» Exercise objective
Working from the top of the listing below, retype each line through the line containing "width=202pt, minimum height=50pt]", both included, with no pictures.

» Stored data
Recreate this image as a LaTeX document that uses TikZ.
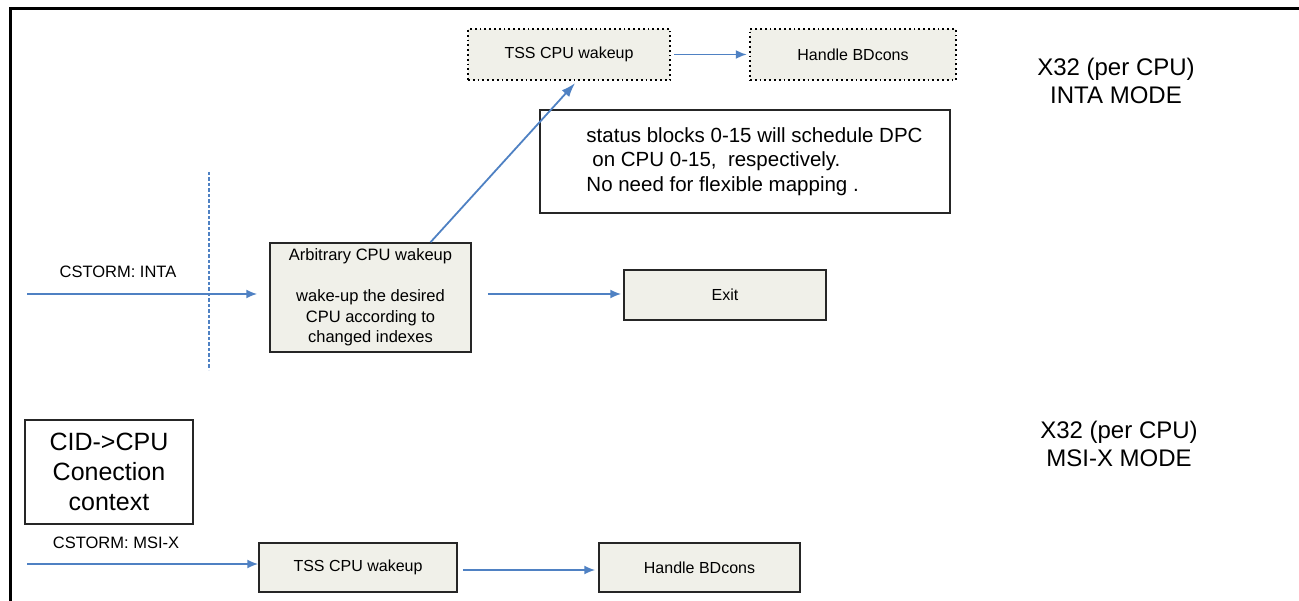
\documentclass[tikz,border=0pt]{standalone}
\usepackage{fontspec}
\setmainfont{Liberation Sans}
\usetikzlibrary{arrows.meta}
\definecolor{flowblue}{RGB}{79,129,195}
\definecolor{boxfill}{RGB}{240,240,233}
\tikzset{
  stepbox/.style={draw=black!85, line width=1.5pt, fill=boxfill, rectangle,
    inner sep=0pt, font=\fontsize{16}{20}\selectfont, align=center},
  dotbox/.style={stepbox, draw=black, line width=2.4pt, dash pattern=on 1.8pt off 3pt},
  plainbox/.style={draw=black!85, line width=1.5pt, fill=white, rectangle, inner sep=0pt},
  flow/.style={draw=flowblue, line width=1.8pt, -{Latex[length=11pt,width=9pt]}},
  lbl/.style={font=\fontsize{16.5}{20}\selectfont, inner sep=0pt},
  modelbl/.style={font=\fontsize{24}{28}\selectfont, align=center, inner sep=0pt},
}
\begin{document}
\begin{tikzpicture}[x=1pt, y=-1pt]
\useasboundingbox (0,0) rectangle (1299,601);
% outer frame (top and left edges)
\draw[line width=3pt] (1299,9) -- (10,9) -- (10,601);

% INTA mode
\node[dotbox, minimum width=202pt, minimum height=51pt] (tss1) at (569,54.5) {TSS CPU wakeup};
\node[dotbox, minimum width=206pt, minimum height=51pt] (hbd1) at (853,54.5) {Handle BDcons};
\node[modelbl] (inta) at (1116,81) {X32 (per CPU)\\INTA MODE};

\node[plainbox, minimum width=410pt, minimum height=103pt] (note) at (745,161.5) {};
\node[anchor=west, align=left, inner sep=0pt, font=\fontsize{20.5}{24.5}\selectfont] (notetext)
  at ([xshift=47pt]note.west)
  {status blocks 0-15 will schedule DPC\\\hspace{6pt}on CPU 0-15,\ \ respectively.\\No need for flexible mapping .};

\node[stepbox, minimum width=201pt, minimum height=109pt, font=\fontsize{16.5}{20.5}\selectfont] (arb) at (370.5,297.5)
  {Arbitrary CPU wakeup\\[20.5pt]wake-up the desired\\CPU according to\\changed indexes};
\node[stepbox, minimum width=202pt, minimum height=50pt] (exit) at (725,295) {Exit};

\node[lbl] (cstinta) at (118,272) {CSTORM: INTA};
\coordinate (in1) at (27,294);
\coordinate (barTop) at (209,172);
\coordinate (barBot) at (209,370);
\draw[flowblue, line width=2.2pt, dash pattern=on 3.5pt off 2pt] (barTop) -- (barBot);

\draw[flow] (in1) -- ([xshift=-12pt]arb.west |- in1);
\draw[flow] ([xshift=16pt]arb.east |- in1) -- ([xshift=-2pt]exit.west |- in1);
\draw[flow, -{Latex[length=14pt,width=10pt]}] ([xshift=60pt]arb.north) -- ([xshift=6pt,yshift=-2pt]tss1.south);
\draw[flow] ([xshift=3pt]tss1.east) -- ([xshift=-2pt]hbd1.west);

% MSI-X mode
\node[plainbox, minimum width=168pt, minimum height=104pt, align=center,
  font=\fontsize{25}{30}\selectfont] (cid) at (109,472) {CID->CPU\\Conection\\context};
\node[modelbl] (msix) at (1119,444) {X32 (per CPU)\\MSI-X MODE};

\node[lbl] (cstmsi) at (116,543) {CSTORM: MSI-X};
\coordinate (in2) at (27,564);
\coordinate (mid2) at (462,570);
\node[stepbox, minimum width=198pt, minimum height=49pt] (tss2) at (358,567.5) {TSS CPU wakeup};
\node[stepbox, minimum width=201pt, minimum height=49pt] (hbd2) at (699.5,567.5) {Handle BDcons};

\draw[flow] (in2) -- (tss2.west |- in2);
\draw[flow] ([xshift=5pt]tss2.east |- mid2) -- ([xshift=-3pt]hbd2.west |- mid2);
\end{tikzpicture}
\end{document}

» Task answer
Recreate this image as a LaTeX document that uses TikZ.
\documentclass[tikz,border=0pt]{standalone}
\usepackage{fontspec}
\setmainfont{Liberation Sans}
\usetikzlibrary{arrows.meta}
\definecolor{flowblue}{RGB}{79,129,195}
\definecolor{boxfill}{RGB}{240,240,233}
\tikzset{
  stepbox/.style={draw=black!85, line width=1.5pt, fill=boxfill, rectangle,
    inner sep=0pt, font=\fontsize{16}{20}\selectfont, align=center},
  dotbox/.style={stepbox, draw=black, line width=2.4pt, dash pattern=on 1.8pt off 3pt},
  plainbox/.style={draw=black!85, line width=1.5pt, fill=white, rectangle, inner sep=0pt},
  flow/.style={draw=flowblue, line width=1.8pt, -{Latex[length=11pt,width=9pt]}},
  lbl/.style={font=\fontsize{16.5}{20}\selectfont, inner sep=0pt},
  modelbl/.style={font=\fontsize{24}{28}\selectfont, align=center, inner sep=0pt},
}
\begin{document}
\begin{tikzpicture}[x=1pt, y=-1pt]
\useasboundingbox (0,0) rectangle (1299,601);
% outer frame (top and left edges)
\draw[line width=3pt] (1299,9) -- (10,9) -- (10,601);

% INTA mode
\node[dotbox, minimum width=202pt, minimum height=51pt] (tss1) at (569,54.5) {TSS CPU wakeup};
\node[dotbox, minimum width=206pt, minimum height=51pt] (hbd1) at (853,54.5) {Handle BDcons};
\node[modelbl] (inta) at (1116,81) {X32 (per CPU)\\INTA MODE};

\node[plainbox, minimum width=410pt, minimum height=103pt] (note) at (745,161.5) {};
\node[anchor=west, align=left, inner sep=0pt, font=\fontsize{20.5}{24.5}\selectfont] (notetext)
  at ([xshift=47pt]note.west)
  {status blocks 0-15 will schedule DPC\\\hspace{6pt}on CPU 0-15,\ \ respectively.\\No need for flexible mapping .};

\node[stepbox, minimum width=201pt, minimum height=109pt, font=\fontsize{16.5}{20.5}\selectfont] (arb) at (370.5,297.5)
  {Arbitrary CPU wakeup\\[20.5pt]wake-up the desired\\CPU according to\\changed indexes};
\node[stepbox, minimum width=202pt, minimum height=50pt] (exit) at (725,295) {Exit};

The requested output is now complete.